Watertown City Council majority votes to remove concrete planters
WATERTOWN, New York (WWNY) - The controversial concrete planters in front of the KeyBank building in downtown Watertown are going away. That decision came Tuesday night after a majority of city council members said stopping that part of the streetscape project is an emergency.
The discussion got heated during Tuesday night’s council meeting.
“The city has a habit of taking parking spaces away. Court Street is a good example, right on Public Square where Avon Shoe store is. A lot of those spaces disappeared,” said Watertown City Council Member Lisa Ruggiero.
A majority of council agreed Tuesday night that stopping the project qualified as an emergency, allowing the topic to come back up for a vote, after already getting discussed at other meetings.
“It is an emergency now because the concrete is now being poured, and it’s going to cost the city more money than it did two weeks ago,” said Ruggiero.
Ruggiero and fellow council members Cliff Olney and Patrick Hickey want the planters taken out and parking put back in. There’s a $40,000 expense the city will have to swallow. Then there’ another $4,000 to redesign the project.

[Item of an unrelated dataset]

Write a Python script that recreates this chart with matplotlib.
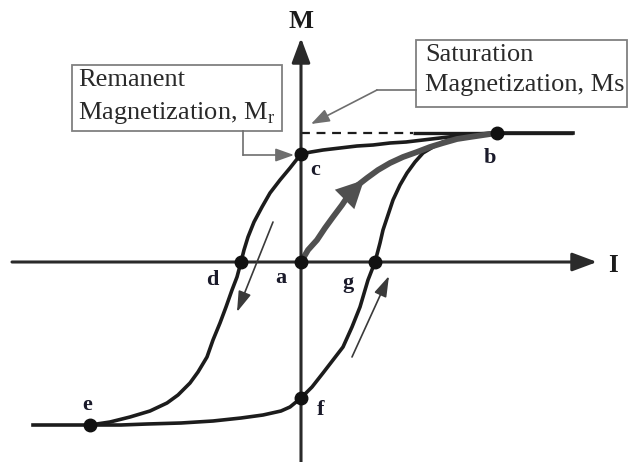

Council Member Sarah Compo Pierce and Mayor Jeff Smith didn’t believe this is an emergency.
It was quite the discussion as things got heated between the Smith and Olney.
Bobby Ferris, one of the people who owns the KeyBank building, says he is just glad that parking spaces will be in place of the planters, and it is better to remove them sooner rather than later.”
“The only thing that really matters is trying to get the parking spots back for the people downtown, for the merchants downtown, the faster you can stop it the better it’s going to be, the less costly it’s going to be,” said Ferris.
More concrete was scheduled to be poured on Thursday, but because of council’s vote that now won’t happen.